Un comerciante que tuviera que enviar una carta de gran importancia se dirigía a un empresario, le explicaba su caso con todos sus detalles para que lo conociera con toda precisión y le daba un poder para que escribiera a su corresponsal. Aunque el comerciante no haya redactado él mismo la carta, ésta contendrá únicamente las ideas y los deseos del mandante. Lo mismo ocurre con las Escrituras. El buen Dios, es decir, el Espíritu Santo, impulsó a los escritores sagrados a escribir sus libros y, al mismo tiempo, iluminó sus mentes de manera extraordinaria. Por lo tanto, sus libros no contienen su palabra, sino la palabra de Dios.

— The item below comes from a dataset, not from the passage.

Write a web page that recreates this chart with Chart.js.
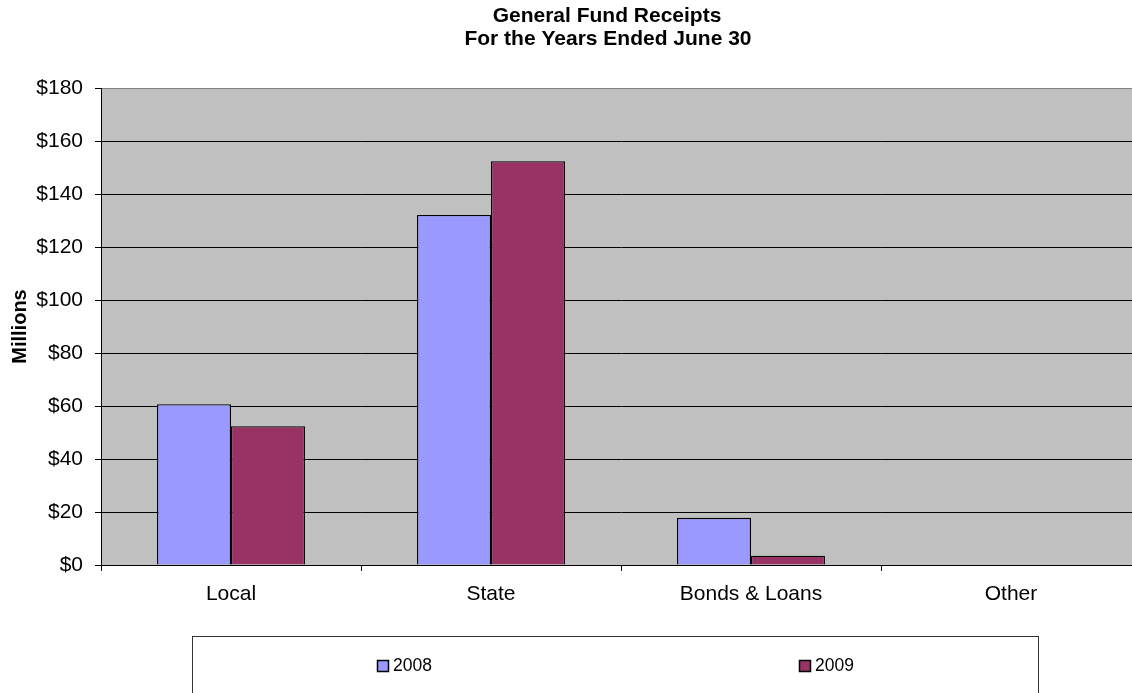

– Esta acción especial del Espíritu Santo sobre los autores de la Biblia se llama inspiración.
San Antonio el Ermitaño (m. 356), que vivía en Egipto, en el desierto de la Tebaida, recibió una carta de Constantino el Grande. Sus discípulos se asombraron de que el emperador se dignara a escribir a su maestro en persona. «Deberíais», les dijo el Santo, «extrañaros más bien de que Dios, el Rey de los reyes, se haya dignado enviarnos a nosotros, pobres criaturas, una carta autógrafa en la Sagrada Escritura».
– La Sagrada Escritura es la palabra de Dios.